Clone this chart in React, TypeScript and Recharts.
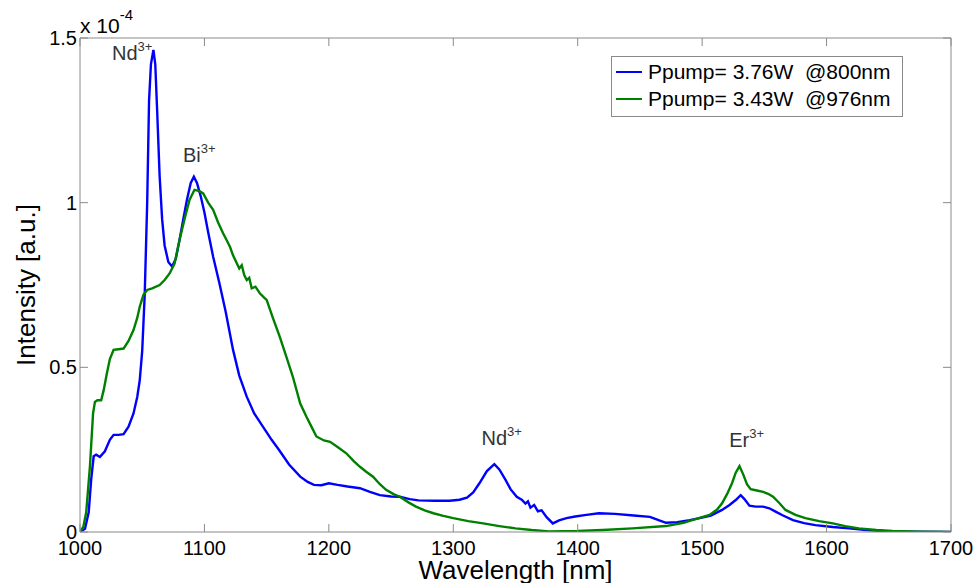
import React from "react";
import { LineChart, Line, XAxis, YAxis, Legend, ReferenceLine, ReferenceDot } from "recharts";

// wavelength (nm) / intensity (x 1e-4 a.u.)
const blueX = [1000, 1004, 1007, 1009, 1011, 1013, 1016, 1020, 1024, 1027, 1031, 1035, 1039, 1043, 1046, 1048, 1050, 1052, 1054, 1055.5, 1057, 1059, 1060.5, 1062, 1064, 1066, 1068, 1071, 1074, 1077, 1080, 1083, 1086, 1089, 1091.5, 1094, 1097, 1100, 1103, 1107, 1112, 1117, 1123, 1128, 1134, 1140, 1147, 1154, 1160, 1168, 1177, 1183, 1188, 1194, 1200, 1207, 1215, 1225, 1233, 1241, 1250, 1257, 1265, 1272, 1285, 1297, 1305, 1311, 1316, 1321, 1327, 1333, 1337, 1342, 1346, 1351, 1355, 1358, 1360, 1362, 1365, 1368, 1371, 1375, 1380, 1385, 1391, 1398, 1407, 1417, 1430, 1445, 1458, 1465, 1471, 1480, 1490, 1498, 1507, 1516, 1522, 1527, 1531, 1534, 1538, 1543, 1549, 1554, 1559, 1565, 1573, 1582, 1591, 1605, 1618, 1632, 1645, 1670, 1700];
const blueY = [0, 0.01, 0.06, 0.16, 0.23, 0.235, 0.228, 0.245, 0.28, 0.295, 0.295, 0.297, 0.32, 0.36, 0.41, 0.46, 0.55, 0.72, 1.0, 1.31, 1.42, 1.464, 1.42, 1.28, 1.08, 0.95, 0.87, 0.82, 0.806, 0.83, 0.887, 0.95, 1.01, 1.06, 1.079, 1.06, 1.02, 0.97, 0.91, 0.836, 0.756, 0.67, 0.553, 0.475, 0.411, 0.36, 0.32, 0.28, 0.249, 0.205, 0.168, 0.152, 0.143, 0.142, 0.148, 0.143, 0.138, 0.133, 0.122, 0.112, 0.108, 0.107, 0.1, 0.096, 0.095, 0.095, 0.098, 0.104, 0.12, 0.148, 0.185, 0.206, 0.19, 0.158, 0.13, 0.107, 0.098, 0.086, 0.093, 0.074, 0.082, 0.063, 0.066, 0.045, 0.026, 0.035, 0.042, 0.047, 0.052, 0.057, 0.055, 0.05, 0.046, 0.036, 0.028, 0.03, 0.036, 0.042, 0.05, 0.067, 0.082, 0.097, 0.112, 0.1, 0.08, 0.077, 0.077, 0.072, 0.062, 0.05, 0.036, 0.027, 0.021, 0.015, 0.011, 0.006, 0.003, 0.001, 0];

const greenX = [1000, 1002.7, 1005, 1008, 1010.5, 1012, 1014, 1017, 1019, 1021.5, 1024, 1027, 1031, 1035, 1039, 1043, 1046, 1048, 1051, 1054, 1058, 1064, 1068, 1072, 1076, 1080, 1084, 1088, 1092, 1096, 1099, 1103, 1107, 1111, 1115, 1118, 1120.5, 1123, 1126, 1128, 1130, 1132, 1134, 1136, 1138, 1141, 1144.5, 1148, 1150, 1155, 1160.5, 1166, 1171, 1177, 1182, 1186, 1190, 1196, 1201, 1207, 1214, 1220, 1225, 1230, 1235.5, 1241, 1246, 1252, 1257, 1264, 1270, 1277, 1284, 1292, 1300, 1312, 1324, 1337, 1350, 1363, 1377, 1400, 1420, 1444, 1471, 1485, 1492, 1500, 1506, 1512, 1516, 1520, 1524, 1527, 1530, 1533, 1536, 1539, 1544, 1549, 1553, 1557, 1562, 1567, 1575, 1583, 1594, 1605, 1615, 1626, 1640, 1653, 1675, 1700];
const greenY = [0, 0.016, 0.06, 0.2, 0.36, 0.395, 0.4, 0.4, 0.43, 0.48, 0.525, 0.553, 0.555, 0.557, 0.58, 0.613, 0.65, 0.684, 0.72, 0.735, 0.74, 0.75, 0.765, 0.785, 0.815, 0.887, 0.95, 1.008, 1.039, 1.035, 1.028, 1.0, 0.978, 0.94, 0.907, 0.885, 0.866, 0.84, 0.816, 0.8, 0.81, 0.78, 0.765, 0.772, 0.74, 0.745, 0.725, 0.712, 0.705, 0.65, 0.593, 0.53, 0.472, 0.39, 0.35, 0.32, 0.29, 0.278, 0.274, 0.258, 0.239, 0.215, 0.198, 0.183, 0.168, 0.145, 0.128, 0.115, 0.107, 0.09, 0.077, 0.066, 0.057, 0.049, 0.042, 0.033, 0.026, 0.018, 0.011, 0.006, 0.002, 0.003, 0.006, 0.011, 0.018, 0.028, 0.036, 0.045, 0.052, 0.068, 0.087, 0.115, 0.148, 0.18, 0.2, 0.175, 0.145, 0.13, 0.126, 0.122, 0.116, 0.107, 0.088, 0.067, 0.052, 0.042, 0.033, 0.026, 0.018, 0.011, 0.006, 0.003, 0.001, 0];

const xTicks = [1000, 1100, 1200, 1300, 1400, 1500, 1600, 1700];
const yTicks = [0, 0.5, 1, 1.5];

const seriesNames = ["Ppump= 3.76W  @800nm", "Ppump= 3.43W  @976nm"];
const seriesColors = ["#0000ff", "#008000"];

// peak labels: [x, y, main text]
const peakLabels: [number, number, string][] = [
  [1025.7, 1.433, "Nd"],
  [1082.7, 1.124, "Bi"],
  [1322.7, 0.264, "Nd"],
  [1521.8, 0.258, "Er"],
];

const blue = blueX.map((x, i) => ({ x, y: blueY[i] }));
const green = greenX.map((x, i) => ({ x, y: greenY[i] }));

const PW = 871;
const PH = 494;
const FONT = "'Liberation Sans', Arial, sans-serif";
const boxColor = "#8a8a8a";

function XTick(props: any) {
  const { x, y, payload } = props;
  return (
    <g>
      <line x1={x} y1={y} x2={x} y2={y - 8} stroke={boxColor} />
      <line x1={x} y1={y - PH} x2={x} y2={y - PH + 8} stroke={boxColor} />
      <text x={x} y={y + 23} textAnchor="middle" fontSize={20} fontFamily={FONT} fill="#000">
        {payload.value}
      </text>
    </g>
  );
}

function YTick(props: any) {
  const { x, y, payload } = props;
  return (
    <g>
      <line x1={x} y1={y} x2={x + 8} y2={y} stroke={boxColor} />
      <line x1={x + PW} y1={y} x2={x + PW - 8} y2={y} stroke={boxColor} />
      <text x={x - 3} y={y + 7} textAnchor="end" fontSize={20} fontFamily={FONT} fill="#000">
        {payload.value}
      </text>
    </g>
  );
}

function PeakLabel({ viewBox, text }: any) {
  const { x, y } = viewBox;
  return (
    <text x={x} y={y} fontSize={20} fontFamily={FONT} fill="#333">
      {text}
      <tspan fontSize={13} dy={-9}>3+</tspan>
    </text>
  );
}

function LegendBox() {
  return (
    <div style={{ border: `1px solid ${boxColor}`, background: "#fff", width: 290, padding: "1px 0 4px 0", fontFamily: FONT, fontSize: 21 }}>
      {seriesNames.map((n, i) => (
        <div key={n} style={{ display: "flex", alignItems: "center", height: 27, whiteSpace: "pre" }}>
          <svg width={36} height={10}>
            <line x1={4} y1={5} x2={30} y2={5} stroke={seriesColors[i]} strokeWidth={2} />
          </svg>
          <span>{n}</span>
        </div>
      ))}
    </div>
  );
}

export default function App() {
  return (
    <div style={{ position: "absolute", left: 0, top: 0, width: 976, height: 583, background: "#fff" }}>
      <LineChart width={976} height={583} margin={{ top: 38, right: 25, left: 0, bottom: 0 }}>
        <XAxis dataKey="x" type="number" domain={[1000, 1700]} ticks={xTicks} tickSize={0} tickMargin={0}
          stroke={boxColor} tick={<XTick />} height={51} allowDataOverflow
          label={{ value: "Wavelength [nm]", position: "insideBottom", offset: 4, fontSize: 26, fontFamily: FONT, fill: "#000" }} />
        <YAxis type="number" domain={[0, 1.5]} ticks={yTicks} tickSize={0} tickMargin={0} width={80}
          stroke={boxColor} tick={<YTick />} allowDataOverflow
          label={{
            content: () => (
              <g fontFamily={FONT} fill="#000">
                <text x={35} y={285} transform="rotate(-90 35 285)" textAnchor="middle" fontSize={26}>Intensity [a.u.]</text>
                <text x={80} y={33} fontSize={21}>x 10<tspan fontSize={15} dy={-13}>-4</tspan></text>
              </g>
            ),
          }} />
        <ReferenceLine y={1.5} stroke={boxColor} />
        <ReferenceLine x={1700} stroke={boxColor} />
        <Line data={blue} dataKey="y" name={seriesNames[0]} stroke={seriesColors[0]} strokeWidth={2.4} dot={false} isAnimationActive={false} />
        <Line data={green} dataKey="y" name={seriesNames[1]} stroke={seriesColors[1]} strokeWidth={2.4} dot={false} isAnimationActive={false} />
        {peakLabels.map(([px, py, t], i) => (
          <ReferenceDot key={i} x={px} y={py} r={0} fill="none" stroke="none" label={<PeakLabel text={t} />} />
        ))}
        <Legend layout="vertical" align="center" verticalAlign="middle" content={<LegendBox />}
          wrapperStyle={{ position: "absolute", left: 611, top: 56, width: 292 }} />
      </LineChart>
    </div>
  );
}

------------------------------------------------------------------------

# Set exercise
Return, unchanged, the lines from the first line of the material through the line that holds "Legend, ReferenceLine, ReferenceDot", inclusive, omitting pictures.

# Exercise result
Clone this chart in React, TypeScript and Recharts.
import React from "react";
import { LineChart, Line, XAxis, YAxis, Legend, ReferenceLine, ReferenceDot } from "recharts";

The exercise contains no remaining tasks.